1. Field of the Invention
The invention relates to a light source device using a discharge lamp with high radiance (HID lamp), such as a high pressure mercury discharge lamp, a metal halide lamp or the like, which is used, for example, as a light source for a projector.
2. Description of the Prior Art
In a light source device for an optical device, such as a liquid crystal projector, a DLP® projector (Texas Instruments) or the like, a discharge lamp, such as a HID lamp or the like, is used. With respect to driving the discharge lamp, direct current and alternating current drives exist. In the direct current drive, the polarity of the electrodes of the two poles of the discharge lamp, i.e., the cathode and the anode, is not changed. In the alternating current drive, the relation between the anode and cathode is changed essentially periodically. In the alternating current drive, with reference to the rate of the polarity change, i.e., with reference to the control frequency, driving with a wide frequency from a few dozen hertz to a few megahertz is possible.
In one such discharge lamp, the discharge space acts as an acoustic resonance cavity. In the case in which the frequency component of this resonant frequency and the frequency component of the feed current agree with one another or approach one another, a phenomenon which is called “acoustic resonance” occurs.

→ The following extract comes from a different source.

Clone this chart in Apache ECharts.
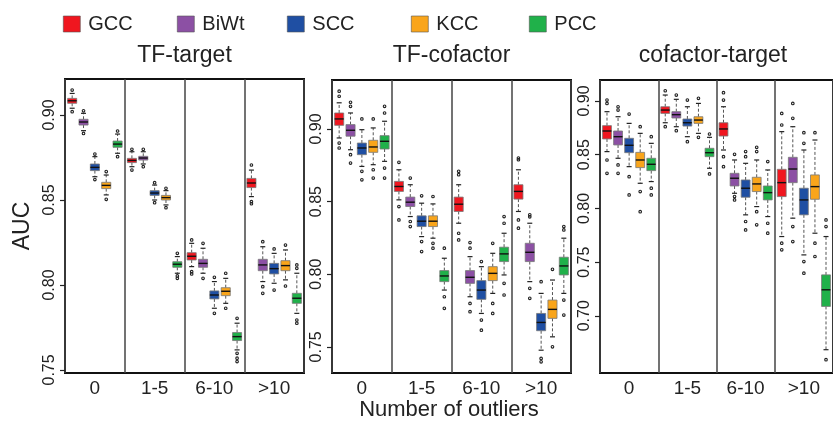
<!DOCTYPE html>
<html>
<head>
<meta charset="utf-8">
<script src="https://cdn.jsdelivr.net/npm/echarts@6/dist/echarts.min.js"></script>
<style>
  html, body { margin: 0; padding: 0; background: #fff; }
  #chart { width: 833px; height: 424px; }
</style>
</head>
<body>
<div id="chart"></div>
<script>
const groups = ['0', '1-5', '6-10', '>10']
const methods = ['GCC', 'BiWt', 'SCC', 'KCC', 'PCC']
const methodColors = ['#f0161f', '#8c50a4', '#1f4fa3', '#f9a51b', '#20b14a']
const panelTitles = ['TF-target', 'TF-cofactor', 'cofactor-target']

// [lower whisker, q1, median, q3, upper whisker] per method, per group
const tfTargetBoxes = [
  [[0.9040, 0.9069, 0.9084, 0.9098, 0.9127], [0.8696, 0.8720, 0.8733, 0.8745, 0.8784], [0.8108, 0.8147, 0.8169, 0.8190, 0.8245], [0.8520, 0.8573, 0.8600, 0.8627, 0.8676]],
  [[0.8908, 0.8941, 0.8959, 0.8975, 0.9010], [0.8712, 0.8735, 0.8747, 0.8757, 0.8784], [0.8069, 0.8104, 0.8127, 0.8151, 0.8216], [0.8020, 0.8084, 0.8118, 0.8151, 0.8225]],
  [[0.8637, 0.8673, 0.8692, 0.8712, 0.8755], [0.8500, 0.8527, 0.8541, 0.8555, 0.8588], [0.7863, 0.7918, 0.7941, 0.7965, 0.8020], [0.8010, 0.8065, 0.8096, 0.8127, 0.8186]],
  [[0.8530, 0.8567, 0.8586, 0.8604, 0.8647], [0.8471, 0.8500, 0.8514, 0.8527, 0.8555], [0.7892, 0.7937, 0.7963, 0.7984, 0.8039], [0.8030, 0.8084, 0.8114, 0.8143, 0.8206]],
  [[0.8775, 0.8810, 0.8829, 0.8847, 0.8888], [0.8069, 0.8104, 0.8122, 0.8137, 0.8167], [0.7618, 0.7673, 0.7696, 0.7720, 0.7775], [0.7833, 0.7892, 0.7922, 0.7951, 0.8069]]
]
const tfTargetOutliers = [
  [[0.9147, 0.9020], [0.8798, 0.8676], [0.8265, 0.8078, 0.8065], [0.8706, 0.8490, 0.8478]],
  [[0.9025, 0.8892], [0.8798, 0.8696], [0.8245, 0.8039], [0.8255, 0.7990, 0.7951]],
  [[0.8770, 0.8620], [0.8602, 0.8484], [0.8045, 0.7833], [0.8212, 0.7970]],
  [[0.8667, 0.8504], [0.8569, 0.8455], [0.8069, 0.7863], [0.8235, 0.7994]],
  [[0.8906, 0.8755], [0.8186, 0.8053, 0.8039], [0.7804, 0.7598, 0.7569, 0.7549], [0.8098, 0.8118, 0.7794, 0.7775]]
]

const tfCofactorBoxes = [
  [[0.8938, 0.9025, 0.9069, 0.9110, 0.9180], [0.8512, 0.8570, 0.8604, 0.8639, 0.8719], [0.8351, 0.8432, 0.8482, 0.8531, 0.8616], [0.8432, 0.8517, 0.8570, 0.8616, 0.8719]],
  [[0.8857, 0.8950, 0.8991, 0.9030, 0.9110], [0.8397, 0.8466, 0.8496, 0.8531, 0.8616], [0.7845, 0.7937, 0.7979, 0.8025, 0.8121], [0.7949, 0.8087, 0.8151, 0.8213, 0.8351]],
  [[0.8742, 0.8823, 0.8869, 0.8903, 0.8995], [0.8259, 0.8328, 0.8365, 0.8402, 0.8489], [0.7730, 0.7827, 0.7891, 0.7956, 0.8052], [0.7477, 0.7611, 0.7668, 0.7730, 0.7868]],
  [[0.8754, 0.8839, 0.8876, 0.8922, 0.9007], [0.8248, 0.8328, 0.8365, 0.8402, 0.8484], [0.7868, 0.7956, 0.8006, 0.8052, 0.8144], [0.7569, 0.7696, 0.7758, 0.7822, 0.7960]],
  [[0.8777, 0.8862, 0.8915, 0.8954, 0.9053], [0.7891, 0.7949, 0.7988, 0.8025, 0.8110], [0.7995, 0.8087, 0.8140, 0.8186, 0.8282], [0.7868, 0.7995, 0.8057, 0.8117, 0.8248]]
]
const tfCofactorOutliers = [
  [[0.9225, 0.9260, 0.8903, 0.8869], [0.8770, 0.8466, 0.8374], [0.8685, 0.8708, 0.8282, 0.8236], [0.8788, 0.8800, 0.8374, 0.8317]],
  [[0.9156, 0.9184, 0.8823, 0.8765], [0.8662, 0.8363, 0.8328], [0.8179, 0.8218, 0.7799, 0.7742], [0.8395, 0.8409, 0.7903, 0.7834]],
  [[0.9069, 0.8708, 0.8650], [0.8540, 0.8225, 0.8156], [0.8087, 0.7684, 0.7615], [0.7949, 0.7420, 0.7397]],
  [[0.9069, 0.8719, 0.8662], [0.8535, 0.8213, 0.8179], [0.8213, 0.7799, 0.7730], [0.8034, 0.7500]],
  [[0.9110, 0.9156, 0.8731, 0.8662], [0.8179, 0.7845, 0.7765], [0.8351, 0.8397, 0.7937, 0.7857], [0.8305, 0.8328, 0.7822, 0.7719]]
]

const cofactorTargetBoxes = [
  [[0.8529, 0.8647, 0.8721, 0.8771, 0.8901], [0.8798, 0.8885, 0.8916, 0.8947, 0.9056], [0.8544, 0.8674, 0.8740, 0.8798, 0.8947], [0.7738, 0.8110, 0.8240, 0.8364, 0.8715]],
  [[0.8467, 0.8591, 0.8668, 0.8721, 0.8854], [0.8761, 0.8842, 0.8873, 0.8901, 0.9016], [0.8141, 0.8209, 0.8281, 0.8327, 0.8451], [0.7909, 0.8240, 0.8367, 0.8476, 0.8761]],
  [[0.8389, 0.8519, 0.8588, 0.8653, 0.8792], [0.8668, 0.8767, 0.8798, 0.8833, 0.8947], [0.7940, 0.8104, 0.8188, 0.8265, 0.8420], [0.7567, 0.7940, 0.8079, 0.8188, 0.8544]],
  [[0.8234, 0.8380, 0.8451, 0.8522, 0.8699], [0.8699, 0.8792, 0.8823, 0.8854, 0.8978], [0.8017, 0.8157, 0.8228, 0.8290, 0.8451], [0.7769, 0.8085, 0.8203, 0.8312, 0.8637]],
  [[0.8250, 0.8352, 0.8411, 0.8467, 0.8606], [0.8374, 0.8482, 0.8519, 0.8560, 0.8662], [0.7924, 0.8079, 0.8147, 0.8209, 0.8358], [0.6684, 0.7087, 0.7242, 0.7381, 0.7738]]
]
const cofactorTargetOutliers = [
  [[0.8978, 0.9009, 0.8451, 0.8327], [0.9096, 0.8761], [0.9009, 0.9078, 0.8482, 0.8389], [0.8777, 0.8885, 0.7676, 0.7614]],
  [[0.8916, 0.8947, 0.8405, 0.8327], [0.9056, 0.8724], [0.8504, 0.8110, 0.8079], [0.8839, 0.8978, 0.7831, 0.7691]],
  [[0.8879, 0.8296, 0.8126], [0.9009, 0.8622], [0.8482, 0.8529, 0.7878, 0.7800], [0.8606, 0.8705, 0.7505, 0.7397]],
  [[0.8761, 0.8157, 0.7970], [0.9025, 0.8662], [0.8529, 0.8569, 0.7970, 0.7847], [0.8705, 0.7676, 0.7552]],
  [[0.8668, 0.8188, 0.8126], [0.8693, 0.8321], [0.8436, 0.7862, 0.7769], [0.7831, 0.7893, 0.6591]]
]

const tfTargetTicks = [0.75, 0.80, 0.85, 0.90]
const tfCofactorTicks = [0.75, 0.80, 0.85, 0.90]
const cofactorTargetTicks = [0.70, 0.75, 0.80, 0.85, 0.90]
const yRanges = [[0.7482, 0.9212], [0.732, 0.9337], [0.6467, 0.9196]]

const panelBoxes = [tfTargetBoxes, tfCofactorBoxes, cofactorTargetBoxes]
const panelOutliers = [tfTargetOutliers, tfCofactorOutliers, cofactorTargetOutliers]
const panelTicks = [tfTargetTicks, tfCofactorTicks, cofactorTargetTicks]

const FONT = '"Liberation Sans", Arial, sans-serif'
const gridBoxes = [
  { left: 65, top: 79, width: 239, height: 294 },
  { left: 332, top: 80, width: 239, height: 293 },
  { left: 600, top: 80, width: 238, height: 293 }
]
const legendLeft = [63, 177, 287, 411, 529]

function makeBoxRender(slot, color, outliers) {
  return function (params, api) {
    const gi = api.value(0)
    const band = api.size([1, 0])[0]
    const x = api.coord([gi, api.value(3)])[0] + (slot - 2) * band * 0.19
    const half = band * 0.076
    const y = i => api.coord([gi, api.value(i)])[1]
    const yLo = y(1), yQ1 = y(2), yMed = y(3), yQ3 = y(4), yHi = y(5)
    const whisker = { stroke: '#555', lineWidth: 1, lineDash: [3, 2] }
    const cap = { stroke: '#222', lineWidth: 1.2 }
    const children = [
      { type: 'line', shape: { x1: x, y1: yQ3, x2: x, y2: yHi }, style: whisker },
      { type: 'line', shape: { x1: x, y1: yQ1, x2: x, y2: yLo }, style: whisker },
      { type: 'line', shape: { x1: x - 2.5, y1: yHi, x2: x + 2.5, y2: yHi }, style: cap },
      { type: 'line', shape: { x1: x - 2.5, y1: yLo, x2: x + 2.5, y2: yLo }, style: cap },
      { type: 'rect', shape: { x: x - half, y: yQ3, width: half * 2, height: yQ1 - yQ3 },
        style: { fill: color, stroke: '#777', lineWidth: 0.8 } },
      { type: 'line', shape: { x1: x - half, y1: yMed, x2: x + half, y2: yMed },
        style: { stroke: '#111', lineWidth: 1.4 } }
    ]
    ;(outliers[params.dataIndex] || []).forEach(v => {
      const p = api.coord([gi, v])
      children.push({ type: 'circle', shape: { cx: x, cy: p[1], r: 1.3 },
        style: { fill: 'none', stroke: '#222', lineWidth: 1.1 } })
    })
    return { type: 'group', children }
  }
}

const series = []
panelBoxes.forEach((boxes, p) => {
  methods.forEach((name, m) => {
    series.push({
      name,
      type: 'custom',
      xAxisIndex: p,
      yAxisIndex: p,
      itemStyle: { color: methodColors[m] },
      encode: { x: 0, y: [1, 2, 3, 4, 5] },
      data: groups.map((g, gi) => [gi].concat(boxes[m][gi])),
      renderItem: makeBoxRender(m, methodColors[m], panelOutliers[p][m])
    })
  })
})

const chart = echarts.init(document.getElementById('chart'))
chart.setOption({
  animation: false,
  textStyle: { fontFamily: FONT },
  legend: methods.map((name, m) => ({
    data: [name],
    left: legendLeft[m],
    top: 14,
    padding: 0,
    icon: 'rect',
    itemWidth: 17,
    itemHeight: 16,
    itemStyle: { borderColor: '#555', borderWidth: 0.6 },
    textStyle: { fontSize: 20, color: '#222', padding: [0, 0, 0, 3], fontFamily: FONT }
  })),
  grid: gridBoxes.map(b => ({
    left: b.left, top: b.top, width: b.width, height: b.height,
    show: true, borderColor: '#111', borderWidth: 2, backgroundColor: 'transparent'
  })),
  xAxis: gridBoxes.map((b, p) => ({
    type: 'category',
    gridIndex: p,
    data: groups,
    axisLine: { show: false },
    axisTick: { show: false },
    axisLabel: { color: '#222', fontSize: 19, margin: 6, fontFamily: FONT },
    splitLine: { show: true, lineStyle: { color: '#444', width: 1.5 } }
  })),
  yAxis: gridBoxes.map((b, p) => ({
    type: 'value',
    gridIndex: p,
    min: yRanges[p][0],
    max: yRanges[p][1],
    name: p === 0 ? 'AUC' : '',
    nameLocation: 'middle',
    nameGap: 31,
    nameTextStyle: { fontSize: 23, color: '#222', fontFamily: FONT },
    axisLine: { show: false },
    axisTick: { show: true, length: 5, customValues: panelTicks[p], lineStyle: { color: '#222', width: 1.2 } },
    axisLabel: {
      customValues: panelTicks[p],
      rotate: 90,
      margin: 7,
      fontSize: 16,
      color: '#222',
      fontFamily: FONT,
      formatter: v => v.toFixed(2)
    },
    splitLine: { show: false }
  })),
  graphic: panelTitles.map((t, p) => ({
    type: 'text',
    x: gridBoxes[p].left + gridBoxes[p].width / 2 + (p === 2 ? -6 : 0),
    y: 56,
    style: { text: t, font: '23px ' + FONT, fill: '#222', textAlign: 'center', textVerticalAlign: 'middle' }
  })).concat([{
    type: 'text',
    x: 449,
    y: 410,
    style: { text: 'Number of outliers', font: '22px ' + FONT, fill: '#222', textAlign: 'center', textVerticalAlign: 'middle' }
  }]),
  series
})
</script>
</body>
</html>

Generally, there are several resonant frequencies, corresponding to the lamp shapes. The value of the resonant frequency in itself depends on the dimensions and on the acoustic velocity of the gas within the discharge space. Therefore, the resonant frequency changes for each type of lamp. It also changes for each individual lamp of the same lamp type when the shape dimensions of the discharge space have variances. Furthermore, the resonant frequency also changes in the same lamps when the lamp temperature changes.
When a feed device is driven by the above described direct current drive, resonance occurs with respect to current ripple and its harmonic component. When driving takes place by the above described alternating current drive, resonance occurs with respect to the control frequency and its harmonic component. Furthermore, if there is ripple in the drive half-period, resonance occurs also with respect to its ripple component and its harmonic component.
When acoustic resonance occurs, the discharge arc within the discharge space oscillates. Therefore, there are cases in which the illuminance of the projector image has flicker, or in which, in extreme cases, the discharge disappears. As was described above, the frequency of the acoustic resonance changes differently according to lamp conditions. Furthermore, with respect to the different frequency components of the feed device, resonance occurs. Therefore, it was very difficult to separate the frequency of the acoustic resonance of the lamp and the frequency components of the feed device stably from one another.
In the prior art, such as, for example, in Japanese patent disclosure document SHO 63-58793, it is disclosed that the frequency of the ripple component and the degree of ripple are limited. However, as was described above, it is difficult to stably separate the frequency of the acoustic resonance of the lamp and the frequency components of the feed device from one another. Therefore, there were also cases in which implementation was not possible. Furthermore, for example, in Japanese patent disclosure SHO 60-262392, it is disclosed that the frequency band in which no acoustic resonance at all occurs, and the frequency band in which acoustic resonance can occur, are switched with a given period. This, however, cannot be used for the case in which the frequency band in which no acoustic resonance at all forms is not present.
In Japanese patent publication 2001-505360 and in U.S. Pat. No. 5,859,505, it is disclosed that the stability of lamp operation is measured and the frequency is dynamically switched. However, here, the disadvantages of a complicated arrangement and high costs arose.
Furthermore, in this frequency switching system, there were the disadvantages that, before and after switching of the frequency, the characteristics change, and that, in this way, there is the possibility of changing the emission amount when there is a peripheral circuit with frequency characteristics, such as a noise filter, a partial resonance circuit, an artificial resonance circuit or the like. To prevent this change from occurring, another concept is needed, for example, an increase in the speed of the feedback response of the lamp wattage control or a similar concept. This caused the disadvantages of complex circuitry and increased cost.